Love. Although the inception of it was to stand as an anti-bullying book, I wanted to put more focus on the idea of a self-love book, because I truly believe that when we invest in loving ourselves, then we can impart that love to other people. That can make waves and change big aspects of this world. And I think it’s another reason why I love Quinn, because it’s important for her to find the purest love. And she’s willing to look wherever she can, which is a strength and a bit of a setback for her sometimes.
Let’s get into the Culture Diet questions. What time do you wake up in the morning and what is the first thing you read?
The time that I wake up in the morning depends on whether or not I’m working, but it’s between 7 and 8:30 AM. The first thing I read is an affirmation and a devotion, because I think it’s really important that, when you start your day—especially as an empath—you be intentional about what you want to consume.
Do you say the same affirmation on a daily or weekly basis or do you switch it up?
I actually change it up every day. There’s an app I’m using right now called the I Am app, and I love it. You can schedule when you get affirmations throughout the day, and it asks you the categories of what you want to focus on. So I actually consume three or four affirmations a day. No matter what I’m doing, even if I’m in the middle of a conversation, I’m like, “Hold up.” I will read it and consume it and actually make a commitment to say it out loud so that it’s not just a passing thought.
Where do you get your news?
From Apple News. But I’ve had to mute that as well. I really make an effort to pick certain days of the week to sit and understand what’s going on in the world, but I definitely can’t do it every day.
What books are on your bedside table?
I’m halfway through The Secret Keeper of Jaipur by Alka Joshi. I just finished her novel The Henna Artist, which was incredible. And I just picked up another book called Setting Boundaries and Finding Peace by Nedra Glover Tawwab. It’s about being intentional about what you allow and how you express what you need when it comes to the boundaries in your life.
What’s your go-to karaoke song?
Santa Baby by Eartha Kitt.
You do it year round, even when it’s not Christmas?
I do. Because, Eartha Kitt.
What was the last thing that you Googled on your phone?
I’m not even gonna lie: I Googled med spa options in Kansas City. I really wanted to go get microneedling done before the Harlem red carpet premiere next week. And I love skincare, especially anything that’s not invasive. Microneedling brings out the natural qualities and aspects of your own skin. If you’ve never done it before, you’ve got to try it.
What TV shows are you binge-watching right now?
I am unashamed to say that I am binge-watching The Golden Girls.
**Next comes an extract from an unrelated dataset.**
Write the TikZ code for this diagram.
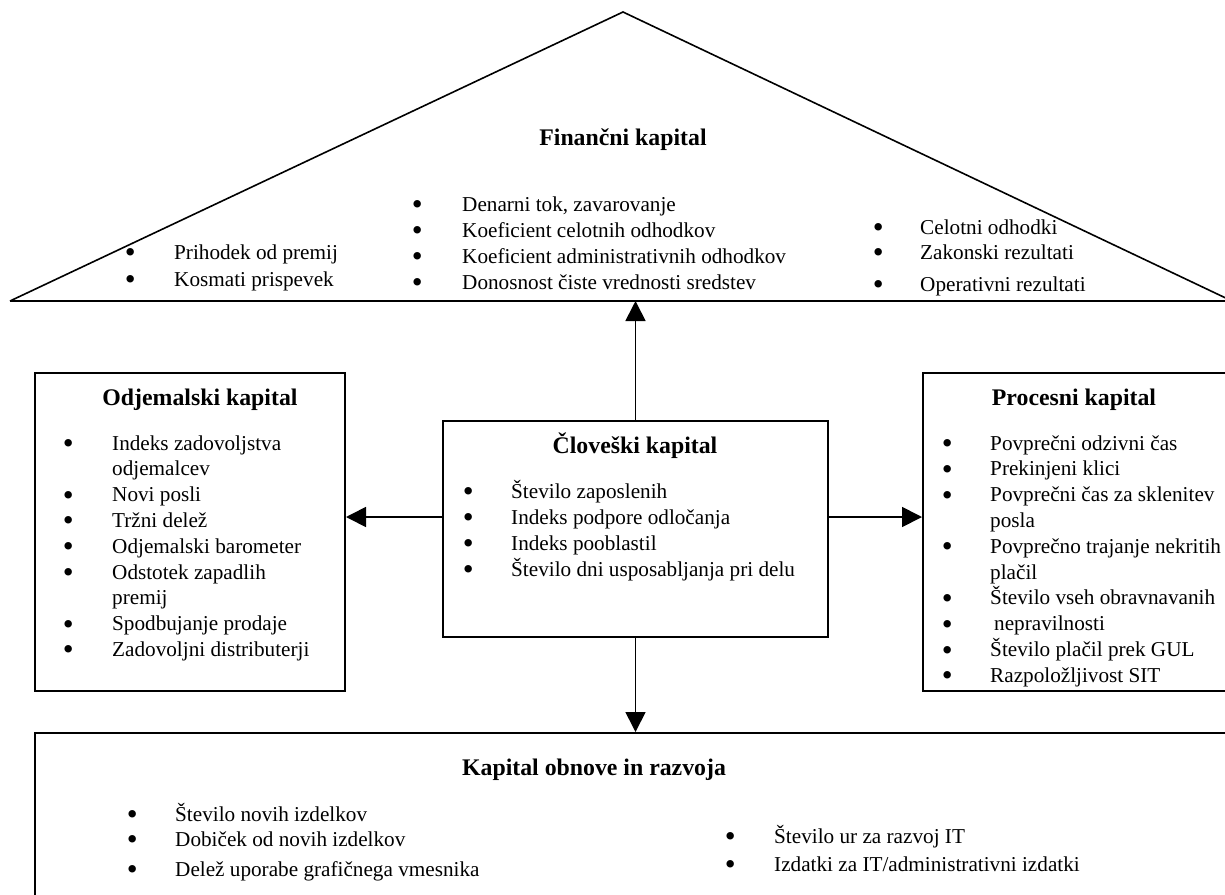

I am obsessed. It’s kind of on par [with Harlem] because of the whole idea of four women being best friends and the dynamics between them. I had always loved seeing episodes of The Golden Girls here and there, but I had never sat and watched all the seasons. They are now my friends, and I go to sleep every night watching them.
Who do you think is the Quinn of Golden Girls?
I totally feel that there’s a similarity between Rose and Quinn. Quinn definitely has a lot of sheltered moments throughout the season that you’ll see—she’s like, “Really? What? Huh?,” and everyone gets it but her. She’s not daft or anything, but she’s just a little sheltered, and doesn’t catch on as quickly. And she just loves life with open arms, which Rose Nylund, played by Betty White, does such an amazing job showing us.